I also appreciated the fact that Richardson decided to build a camera form instead of just using a smart phone built-in camera. The phone itself contains a truckload of data and with his intention of streamlining data, using a phone camera could compromise just that. And though this might sound shallow but having the tactility of a physical camera is just fun! Personally, the sensation of clicking cameras is very… satisfying.
The description receipt that comes at the end also feels sort of like a reward, also seem to reassemble a Polaroid camera. The novelty of having a physical print, away from the boring digital pixel compound, excites me!
On the flip side, Richardson did mention that each print is cost money, because you do need to pay the person who is transcribing the image, and especially at an instance. There is also an apparent lag time of 3-6minutes.

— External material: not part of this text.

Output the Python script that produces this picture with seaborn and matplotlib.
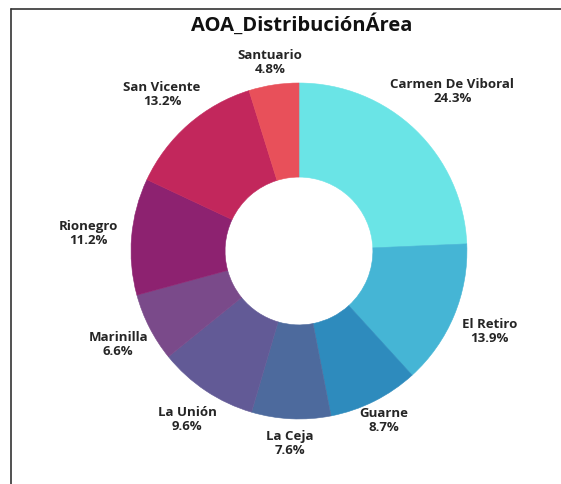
import numpy as np
import matplotlib
matplotlib.use("Agg")
import matplotlib.pyplot as plt
from matplotlib.lines import Line2D
import seaborn as sns

# data
areas = ["Carmen De Viboral", "El Retiro", "Guarne", "La Ceja", "La Unión",
         "Marinilla", "Rionegro", "San Vicente", "Santuario"]
shares = [24.3, 13.9, 8.7, 7.6, 9.6, 6.6, 11.2, 13.2, 4.8]
slice_colors = ["#6ae4e6", "#45b5d5", "#2e8bbd", "#4d6a9d", "#625a96",
                "#7a4a8a", "#8d2270", "#c2275c", "#e8505a"]
# how far out each label sits (in units of the outer radius)
label_dist = [1.32, 1.23, 1.12, 1.14, 1.20, 1.21, 1.26, 1.24, 1.14]

sns.set_theme(style="white")
plt.rcParams["font.family"] = ["Open Sans", "DejaVu Sans"]
palette = sns.color_palette(slice_colors)

fig = plt.figure(figsize=(5.61, 4.85), dpi=100)
ax = fig.add_axes([0, 0, 1, 1])

wedges, _ = ax.pie(shares, colors=palette, startangle=90, counterclock=False,
                   wedgeprops=dict(width=0.56, linewidth=0.4))
for w in wedges:
    w.set_edgecolor(w.get_facecolor())

total = sum(shares)
for w, name, val, d in zip(wedges, areas, shares, label_dist):
    mid = np.deg2rad((w.theta1 + w.theta2) / 2)
    ax.text(d * np.cos(mid), d * np.sin(mid), f"{name}\n{val / total * 100:.1f}%",
            ha="center", va="center", fontsize=9.5, fontweight="bold",
            color="#252525", linespacing=1.1)

ax.set_xlim(-1.780, 1.560)
ax.set_ylim(-1.387, 1.500)
ax.set_aspect("auto")
ax.axis("off")

fig.text(0.537, 0.948, "AOA_DistribuciónÁrea", ha="center", va="center",
         fontsize=14.5, fontweight="bold", color="#111111")

# frame lines on the left and top
fig.add_artist(Line2D([11 / 561, 11 / 561], [0, 1 - 10 / 485],
                      color="#333333", lw=1.2, transform=fig.transFigure))
fig.add_artist(Line2D([11 / 561, 1], [1 - 10 / 485, 1 - 10 / 485],
                      color="#333333", lw=1.2, transform=fig.transFigure))

fig.savefig("out.png", dpi=100)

I think with technology these days, if there was a chance to reconfigure the system, we could definitely look at the method of face recognition using OpenCV, Python and Deep Learning, which seems to gain traction only a couple years back. And accompanying this should be object recognition AI, which is an even more recent technology. Overall, I believe this would eliminate the need for any humans at all and a shorter time before feedback.
In conclusion, the Descriptive Camera is a paradox in many ways, you expect photos but you get text, it has a touch of rustic-ness but speaks of an idea so pertinent to the present. All in all, this work got me thinking and I genuinely enjoyed learning more about it.